Strategically, the scale, geography and sequencing of this operation suggest a concerted attempt to exhaust Ukrainian air defenses, degrade critical infrastructure before summer demand peaks, and disrupt military logistics, including rail movements and repair capacity. The use of decoy UAVs and reconnaissance drones in large numbers indicates evolving Russian tactics aimed at saturating radar coverage and probing for gaps ahead of potential missile salvos.

## Outlook & Way Forward

If Ukrainian assessments are accurate that the 13 May drone wave may be followed by missile strikes and additional UAV sorties through 14 May, the country faces an elevated risk window for further damage to energy, transport and industrial nodes.
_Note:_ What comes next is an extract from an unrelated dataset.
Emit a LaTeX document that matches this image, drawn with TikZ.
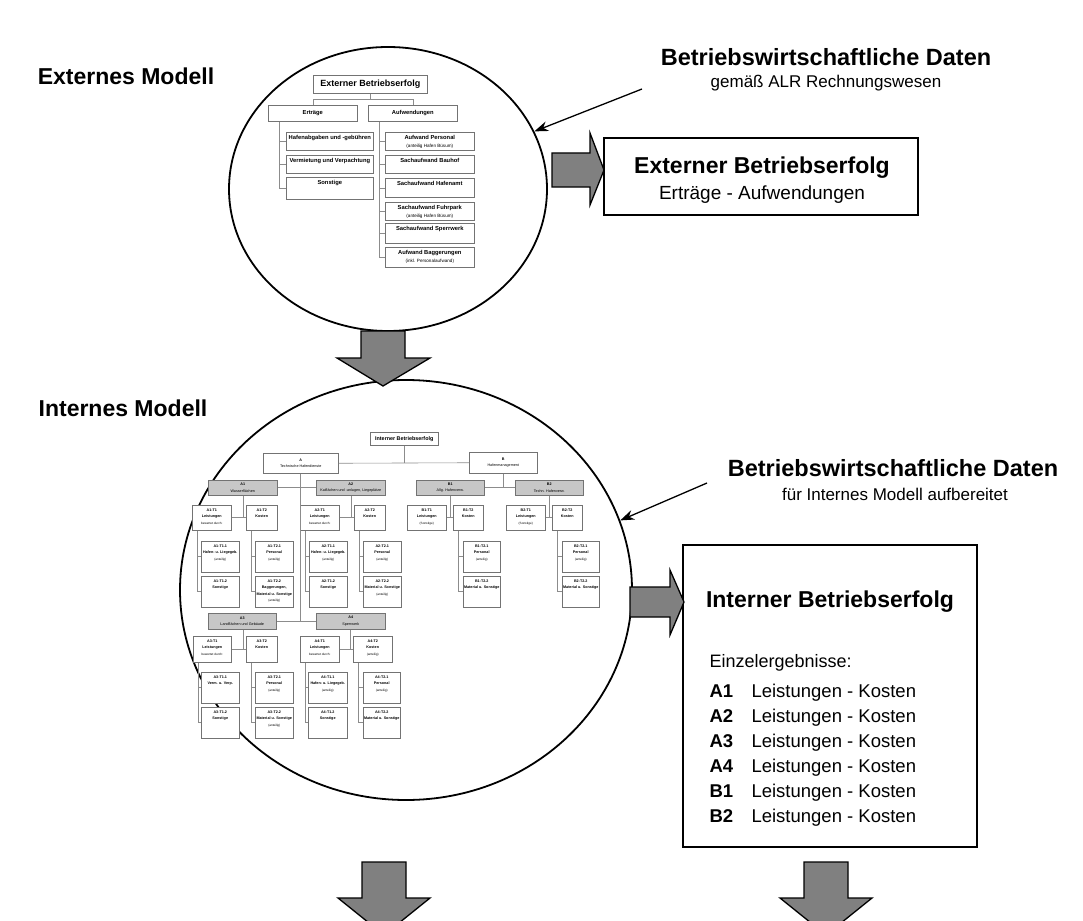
\documentclass[tikz,border=0pt]{standalone}
\usepackage{fontspec}
\setmainfont{Liberation Sans}
\usetikzlibrary{shapes.geometric,arrows.meta,calc}

% Kaestchen im Organigramm: [Textlage]{Stil}{Name}{x1}{y1}{x2}{y2}{Text}
\newcommand{\orgbox}[8][t]{%
  \node[#2, anchor=north west] (#3) at (#4,#5)
    {\parbox[c][\dimexpr#7pt-#5pt\relax][#1]{\dimexpr#6pt-#4pt\relax}{\if t#1\vspace*{3.2pt}\fi\centering #8\par}};}
\newcommand{\esub}[1]{{\fontsize{4.6}{8}\selectfont\mdseries #1}}
\newcommand{\isub}[1]{{\fontsize{3.1}{6.5}\selectfont\mdseries #1}}

\tikzset{
  x=1pt, y=-1pt,
  modell/.style={font=\fontsize{23}{27}\selectfont\bfseries},
  datenkopf/.style={font=\fontsize{23.5}{28}\selectfont\bfseries},
  datenzeile/.style={font=\fontsize{17}{20}\selectfont},
  ergtitel/.style={font=\fontsize{23}{27}\selectfont\bfseries},
  ergzeile/.style={font=\fontsize{19}{22}\selectfont},
  kugel/.style={draw, ellipse, line width=1.8pt, inner sep=0pt},
  ergebnis/.style={draw, line width=1.3pt, inner sep=0pt},
  ebox/.style={draw=black!55, line width=.6pt, fill=white, inner sep=0pt,
    font=\fontsize{5.8}{8}\selectfont\bfseries},
  ekopf/.style={ebox, font=\fontsize{9}{10}\selectfont\bfseries},
  ibox/.style={draw=black!55, line width=.5pt, fill=white, inner sep=0pt,
    font=\fontsize{3.7}{6.5}\selectfont\bfseries},
  igruppe/.style={ibox, fill=black!22},
  ikopf/.style={ibox, font=\fontsize{5.4}{6}\selectfont\bfseries},
  tree/.style={draw=black!45, line width=.6pt},
  pfeil/.style={-{Stealth[length=14pt,width=10pt]}, line width=1.3pt},
  blockpfeil/.style={fill=black!50, draw=black, line width=1.3pt, line join=miter}
}

\begin{document}
\begin{tikzpicture}
  \useasboundingbox (0,0) rectangle (1083,920);

  % die beiden Modelle
  \node[kugel, minimum width=318pt, minimum height=284pt] (ext) at (388,189) {};
  \node[kugel, minimum width=452pt, minimum height=420pt] (int) at (406,590) {};
  \node[modell] (extname) at (126,76) {Externes Modell};
  \node[modell] (intname) at (123,408) {Internes Modell};

  % Datenquellen
  \node[datenkopf] (bwd1) at (826,57) {Betriebswirtschaftliche Daten};
  \node[datenzeile] (bwd1s) at (826,83) {gemäß ALR Rechnungswesen};
  \coordinate (p1) at (642,89);
  \draw[pfeil] (p1) -- (ext);
  \node[datenkopf] (bwd2) at (893,468) {Betriebswirtschaftliche Daten};
  \node[datenzeile] (bwd2s) at (895,494) {für Internes Modell aufbereitet};
  \coordinate (p2) at (707,483);
  \draw[pfeil] (p2) -- (int.18);

  % externes Organigramm
  \orgbox[c]{ekopf}{eb}{313}{75}{427}{93}{Externer Betriebserfolg}
  \orgbox[c]{ebox}{ertr}{268}{105}{357}{121}{Erträge}
  \orgbox[c]{ebox}{aufw}{368}{105}{457}{121}{Aufwendungen}
  \orgbox{ebox}{hafab}{286}{132}{373}{150}{Hafenabgaben und -gebühren}
  \orgbox{ebox}{verm}{286}{155}{373}{173}{Vermietung und Verpachtung}
  \orgbox{ebox}{sonst}{286}{177}{373}{199}{Sonstige}
  \orgbox{ebox}{aper}{385}{132}{474}{150}{Aufwand Personal\\\esub{(anteilig Hafen Büsum)}}
  \orgbox{ebox}{bauh}{385}{155}{474}{173}{Sachaufwand Bauhof}
  \orgbox{ebox}{hamt}{385}{178}{474}{197}{Sachaufwand Hafenamt}
  \orgbox{ebox}{fuhr}{385}{202}{474}{220}{Sachaufwand Fuhrpark\\\esub{(anteilig Hafen Büsum)}}
  \orgbox{ebox}{sperr}{385}{223}{474}{243}{Sachaufwand Sperrwerk}
  \orgbox{ebox}{bagg}{385}{247}{474}{267}{Aufwand Baggerungen\\\esub{(inkl. Personalaufwand)}}

  \draw[tree] (eb.south) -- ++(0,6);
  \draw[tree] (ertr.north) -- ++(0,-6) -| (aufw.north);
  \coordinate (el) at ([xshift=11pt]ertr.south west);
  \coordinate (er) at ([xshift=11pt]aufw.south west);
  \draw[tree] (el) |- (sonst.west);
  \foreach \n in {hafab,verm} \draw[tree] (el |- \n.west) -- (\n.west);
  \draw[tree] (er) |- (bagg.west);
  \foreach \n in {aper,bauh,hamt,fuhr,sperr} \draw[tree] (er |- \n.west) -- (\n.west);

  % internes Organigramm
  \orgbox[c]{ikopf}{ib}{370}{432}{438}{445}{Interner Betriebserfolg}
  \orgbox[c]{ibox}{A}{263}{453}{338}{473}{A\\\mdseries Technische Hafendienste}
  \orgbox[c]{ibox}{B}{469}{452}{537}{473}{B\\\mdseries Hafenmanagement}
  \orgbox[c]{igruppe}{a1}{208}{480}{277}{495}{A1\\\mdseries Wasserflächen}
  \orgbox[c]{igruppe}{a2}{316}{480}{385}{495}{A2\\\mdseries Kaiflächen und -anlagen, Liegeplätze}
  \orgbox[c]{igruppe}{b1}{416}{480}{484}{495}{B1\\\mdseries Allg. Hafenverw.}
  \orgbox[c]{igruppe}{b2}{515}{480}{583}{495}{B2\\\mdseries Techn. Hafenverw.}
  \orgbox[c]{igruppe}{a3}{208}{613}{276}{629}{A3\\\mdseries Landflächen und Gebäude}
  \orgbox[c]{igruppe}{a4}{316}{613}{385}{629}{A4\\\mdseries Sperrwerk}

  \orgbox{ibox}{a1t1}{192}{505}{231}{530}{A1-T1\\Leistungen\\\isub{bewertet durch:}}
  \orgbox{ibox}{a1t2}{246}{505}{277}{530}{A1-T2\\Kosten}
  \orgbox{ibox}{a2t1}{300}{505}{339}{530}{A2-T1\\Leistungen\\\isub{bewertet durch:}}
  \orgbox{ibox}{a2t2}{354}{505}{385}{530}{A2-T2\\Kosten}
  \orgbox{ibox}{b1t1}{407}{505}{446}{530}{B1-T1\\Leistungen\\\isub{(Sonstige)}}
  \orgbox{ibox}{b1t2}{453}{505}{483}{530}{B1-T2\\Kosten}
  \orgbox{ibox}{b2t1}{506}{505}{545}{530}{B2-T1\\Leistungen\\\isub{(Sonstige)}}
  \orgbox{ibox}{b2t2}{552}{505}{582}{530}{B2-T2\\Kosten}
  \orgbox{ibox}{a3t1}{193}{636}{231}{662}{A3-T1\\Leistungen\\\isub{bewertet durch:}}
  \orgbox{ibox}{a3t2}{246}{636}{277}{662}{A3-T2\\Kosten}
  \orgbox{ibox}{a4t1}{300}{636}{339}{662}{A4-T1\\Leistungen\\\isub{bewertet durch:}}
  \orgbox{ibox}{a4t2}{353}{636}{392}{662}{A4-T2\\Kosten\\\isub{(anteilig)}}

  \orgbox{ibox}{a1t11}{201}{541}{239}{572}{A1-T1.1\\Hafen- u. Liegegeb.\\\isub{(anteilig)}}
  \orgbox{ibox}{a1t12}{201}{576}{239}{607}{A1-T1.2\\Sonstige}
  \orgbox{ibox}{a1t21}{255}{541}{293}{572}{A1-T2.1\\Personal\\\isub{(anteilig)}}
  \orgbox{ibox}{a1t22}{255}{576}{293}{607}{A1-T2.2\\Baggerungen,\\Material u. Sonstige\\\isub{(anteilig)}}
  \orgbox{ibox}{a2t11}{309}{541}{347}{572}{A2-T1.1\\Hafen- u. Liegegeb.\\\isub{(anteilig)}}
  \orgbox{ibox}{a2t12}{309}{576}{347}{607}{A2-T1.2\\Sonstige}
  \orgbox{ibox}{a2t21}{363}{541}{401}{572}{A2-T2.1\\Personal\\\isub{(anteilig)}}
  \orgbox{ibox}{a2t22}{363}{576}{401}{607}{A2-T2.2\\Material u. Sonstige\\\isub{(anteilig)}}
  \orgbox{ibox}{b1t21}{463}{541}{500}{572}{B1-T2.1\\Personal\\\isub{(anteilig)}}
  \orgbox{ibox}{b1t22}{463}{576}{500}{607}{B1-T2.2\\Material u. Sonstige}
  \orgbox{ibox}{b2t21}{562}{541}{599}{572}{B2-T2.1\\Personal\\\isub{(anteilig)}}
  \orgbox{ibox}{b2t22}{562}{576}{599}{607}{B2-T2.2\\Material u. Sonstige}
  \orgbox{ibox}{a3t11}{201}{672}{239}{703}{A3-T1.1\\Verm. u. Verp.}
  \orgbox{ibox}{a3t12}{201}{707}{239}{738}{A3-T1.2\\Sonstige}
  \orgbox{ibox}{a3t21}{255}{672}{293}{703}{A3-T2.1\\Personal\\\isub{(anteilig)}}
  \orgbox{ibox}{a3t22}{255}{707}{293}{738}{A3-T2.2\\Material u. Sonstige\\\isub{(anteilig)}}
  \orgbox{ibox}{a4t11}{308}{672}{347}{703}{A4-T1.1\\Hafen- u. Liegegeb.\\\isub{(anteilig)}}
  \orgbox{ibox}{a4t12}{308}{707}{347}{738}{A4-T1.2\\Sonstige}
  \orgbox{ibox}{a4t21}{363}{672}{400}{703}{A4-T2.1\\Personal\\\isub{(anteilig)}}
  \orgbox{ibox}{a4t22}{363}{707}{400}{738}{A4-T2.2\\Material u. Sonstige}

  \draw[tree] (ib.south) -- (ib.south |- A.east);
  \draw[tree] (A.east) -- (B.west);
  \draw[tree] (A.south) -- (A.south |- a3.east);
  \draw[tree] (a1.east) -- (a2.west);
  \draw[tree] (a3.east) -- (a4.west);
  \draw[tree] (B.south) -- (B.south |- b1.east);
  \draw[tree] (b1.east) -- (b2.west);
  \foreach \g in {a1,a2,b1,b2,a3,a4} {
    \draw[tree] (\g t1.east) -- (\g t2.west);
    \draw[tree] ([xshift=-3pt]\g t2.west |- \g.south) -- ([xshift=-3pt]\g t2.west);
    \draw[tree] ([xshift=5pt]\g t2.south west) |- (\g t22.west);
    \draw[tree] ([xshift=5pt]\g t2.south west |- \g t21.west) -- (\g t21.west);
  }
  \foreach \g in {a1,a2,a3,a4} {
    \draw[tree] ([xshift=5pt]\g t1.south west) |- (\g t12.west);
    \draw[tree] ([xshift=5pt]\g t1.south west |- \g t11.west) -- (\g t11.west);
  }

  % Ergebnisse
  \node[ergebnis, minimum width=314pt, minimum height=77pt] (extres) at (761,176.5) {};
  \node[ergtitel] (extrest) at (762,168) {Externer Betriebserfolg};
  \node[ergzeile] (extresz) at (762,195) {Erträge - Aufwendungen};

  \node[ergebnis, minimum width=294pt, minimum height=302pt] (intres) at (830,696) {};
  \node[ergtitel] (intrest) at (830,602) {Interner Betriebserfolg};
  \node[ergzeile, font=\fontsize{18}{21}\selectfont, anchor=base west] (einz) at (706,667) {Einzelergebnisse:};
  \foreach \k [count=\i] in {A1,A2,A3,A4,B1,B2} {
    \node[ergzeile, font=\fontsize{18.5}{22}\selectfont\bfseries, anchor=base west] (resk\i) at (706,672+25*\i) {\k};
    \node[ergzeile, font=\fontsize{18.5}{22}\selectfont, anchor=base west] (resv\i) at (748,672+25*\i) {Leistungen - Kosten};
  }

  % Blockpfeile
  \draw[blockpfeil] (552,153) -- (590,153) -- (590,133) -- (604,170) -- (590,205) -- (590,187) -- (552,187) -- cycle;
  \draw[blockpfeil] (361,331) -- (405,331) -- (405,358) -- (430,358) -- (383,386) -- (337,358) -- (361,358) -- cycle;
  \draw[blockpfeil] (630,587) -- (670,587) -- (670,570) -- (684,602) -- (670,635) -- (670,617) -- (630,617) -- cycle;
  \begin{scope}
    \clip (0,0) rectangle (1083,920);
    \draw[blockpfeil] (362,862) -- (406,862) -- (406,898) -- (430,898) -- (384,935) -- (338,898) -- (362,898) -- cycle;
    \draw[blockpfeil] (804,862) -- (848,862) -- (848,898) -- (872,898) -- (826,935) -- (780,898) -- (804,898) -- cycle;
  \end{scope}
\end{tikzpicture}
\end{document}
Monitoring of ballistic and cruise missile launch indicators from Russian territory and the Black Sea, along with renewed drone launches from multiple directions, will be critical over the next 24–48 hours.

For Ukraine and its partners, the episode underscores the urgent need to replenish and diversify air defense interceptors, expand electronic warfare coverage, and harden key infrastructure, particularly in western regions previously considered somewhat more secure. Industrial and rail facilities now appear firmly in Russia’s target set, raising the stakes for logistical resilience and rapid repair capabilities.

Regionally, the reported use of Belarusian and Moldovan airspace corridors increases the risk of incidents or debris falling outside Ukraine and may intensify pressure on those governments to tighten airspace monitoring and impose additional restrictions. For external stakeholders, this wave is a reminder that the Russia–Ukraine war retains the capacity for sudden escalatory salvos with systemic impact on European energy security, supply chains and refugee dynamics, especially if sustained attacks on critical infrastructure continue into the summer months.